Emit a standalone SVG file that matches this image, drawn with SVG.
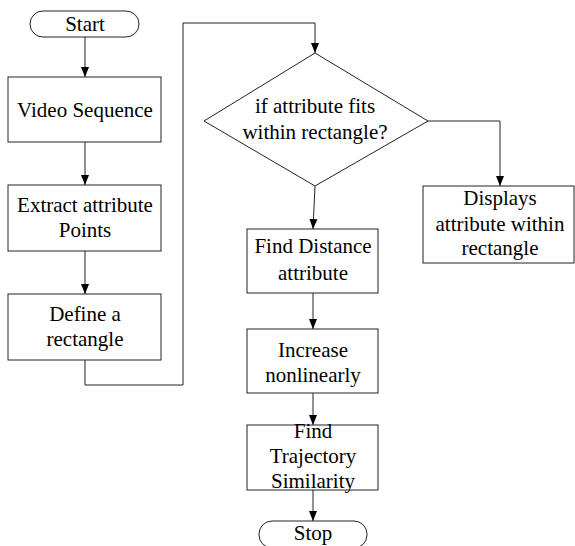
<svg xmlns="http://www.w3.org/2000/svg" width="575" height="546" viewBox="0 0 575 546">
<style>
.n{fill:#fff;stroke:#222;stroke-width:1}
.c{fill:none;stroke:#222;stroke-width:1}
text{font-family:'Liberation Serif','Times New Roman','DejaVu Serif',serif;font-size:21px;fill:#000;text-anchor:middle}
</style>
<defs>
<marker id="ah" viewBox="0 0 10 10" refX="10" refY="5" markerWidth="10" markerHeight="10" markerUnits="userSpaceOnUse" orient="auto">
<path d="M0,1 L10,5 L0,9 Z" fill="#000"/>
</marker>
</defs>
<rect width="575" height="546" fill="#fff"/>
<g id="connectors">
<path class="c" d="M85,37 V77" marker-end="url(#ah)"/>
<path class="c" d="M85,142 V185" marker-end="url(#ah)"/>
<path class="c" d="M85,251 V294" marker-end="url(#ah)"/>
<path class="c" d="M85,360 V385 H183 V23 H315 V53" marker-end="url(#ah)"/>
<path class="c" d="M428,121 H500 V186" marker-end="url(#ah)"/>
<path class="c" d="M315,186 L313,229" marker-end="url(#ah)"/>
<path class="c" d="M313,293 V329" marker-end="url(#ah)"/>
<path class="c" d="M313,393 V425" marker-end="url(#ah)"/>
<path class="c" d="M313,490 V521" marker-end="url(#ah)"/>
</g>
<g id="start">
<rect class="n" x="30" y="11" width="109" height="26" rx="13"/>
<text x="85" y="31" font-family="Liberation Serif, serif">Start</text>
</g>
<g id="video">
<rect class="n" x="8" y="77" width="153" height="65"/>
<text x="85" y="117">Video Sequence</text>
</g>
<g id="extract">
<rect class="n" x="8" y="185" width="153" height="66"/>
<text x="85" y="212">Extract attribute</text>
<text x="85" y="237">Points</text>
</g>
<g id="define">
<rect class="n" x="8" y="294" width="153" height="66"/>
<text x="85" y="321">Define a</text>
<text x="85" y="346">rectangle</text>
</g>
<g id="decision">
<polygon class="n" points="315,53 428,121 315,186 204,121"/>
<text x="315" y="113">if attribute fits</text>
<text x="315" y="139">within rectangle?</text>
</g>
<g id="displays">
<rect class="n" x="423" y="186" width="151" height="77"/>
<text x="500" y="205">Displays</text>
<text x="500" y="231">attribute within</text>
<text x="500" y="255">rectangle</text>
</g>
<g id="distance">
<rect class="n" x="247" y="229" width="131" height="64"/>
<text x="313" y="253">Find Distance</text>
<text x="313" y="280">attribute</text>
</g>
<g id="increase">
<rect class="n" x="247" y="329" width="131" height="64"/>
<text x="313" y="357">Increase</text>
<text x="313" y="382">nonlinearly</text>
</g>
<g id="trajectory">
<rect class="n" x="247" y="425" width="131" height="65"/>
<text x="313" y="438">Find</text>
<text x="313" y="463">Trajectory</text>
<text x="313" y="488">Similarity</text>
</g>
<g id="stop">
<rect class="n" x="259" y="521" width="108" height="27" rx="13"/>
<text x="313" y="540">Stop</text>
</g>
</svg>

» **Goal of the exercise**: Reproduce the material above verbatim; omit every picture.

» **Full response**:
Emit a standalone SVG file that matches this image, drawn with SVG.
<svg xmlns="http://www.w3.org/2000/svg" width="575" height="546" viewBox="0 0 575 546">
<style>
.n{fill:#fff;stroke:#222;stroke-width:1}
.c{fill:none;stroke:#222;stroke-width:1}
text{font-family:'Liberation Serif','Times New Roman','DejaVu Serif',serif;font-size:21px;fill:#000;text-anchor:middle}
</style>
<defs>
<marker id="ah" viewBox="0 0 10 10" refX="10" refY="5" markerWidth="10" markerHeight="10" markerUnits="userSpaceOnUse" orient="auto">
<path d="M0,1 L10,5 L0,9 Z" fill="#000"/>
</marker>
</defs>
<rect width="575" height="546" fill="#fff"/>
<g id="connectors">
<path class="c" d="M85,37 V77" marker-end="url(#ah)"/>
<path class="c" d="M85,142 V185" marker-end="url(#ah)"/>
<path class="c" d="M85,251 V294" marker-end="url(#ah)"/>
<path class="c" d="M85,360 V385 H183 V23 H315 V53" marker-end="url(#ah)"/>
<path class="c" d="M428,121 H500 V186" marker-end="url(#ah)"/>
<path class="c" d="M315,186 L313,229" marker-end="url(#ah)"/>
<path class="c" d="M313,293 V329" marker-end="url(#ah)"/>
<path class="c" d="M313,393 V425" marker-end="url(#ah)"/>
<path class="c" d="M313,490 V521" marker-end="url(#ah)"/>
</g>
<g id="start">
<rect class="n" x="30" y="11" width="109" height="26" rx="13"/>
<text x="85" y="31" font-family="Liberation Serif, serif">Start</text>
</g>
<g id="video">
<rect class="n" x="8" y="77" width="153" height="65"/>
<text x="85" y="117">Video Sequence</text>
</g>
<g id="extract">
<rect class="n" x="8" y="185" width="153" height="66"/>
<text x="85" y="212">Extract attribute</text>
<text x="85" y="237">Points</text>
</g>
<g id="define">
<rect class="n" x="8" y="294" width="153" height="66"/>
<text x="85" y="321">Define a</text>
<text x="85" y="346">rectangle</text>
</g>
<g id="decision">
<polygon class="n" points="315,53 428,121 315,186 204,121"/>
<text x="315" y="113">if attribute fits</text>
<text x="315" y="139">within rectangle?</text>
</g>
<g id="displays">
<rect class="n" x="423" y="186" width="151" height="77"/>
<text x="500" y="205">Displays</text>
<text x="500" y="231">attribute within</text>
<text x="500" y="255">rectangle</text>
</g>
<g id="distance">
<rect class="n" x="247" y="229" width="131" height="64"/>
<text x="313" y="253">Find Distance</text>
<text x="313" y="280">attribute</text>
</g>
<g id="increase">
<rect class="n" x="247" y="329" width="131" height="64"/>
<text x="313" y="357">Increase</text>
<text x="313" y="382">nonlinearly</text>
</g>
<g id="trajectory">
<rect class="n" x="247" y="425" width="131" height="65"/>
<text x="313" y="438">Find</text>
<text x="313" y="463">Trajectory</text>
<text x="313" y="488">Similarity</text>
</g>
<g id="stop">
<rect class="n" x="259" y="521" width="108" height="27" rx="13"/>
<text x="313" y="540">Stop</text>
</g>
</svg>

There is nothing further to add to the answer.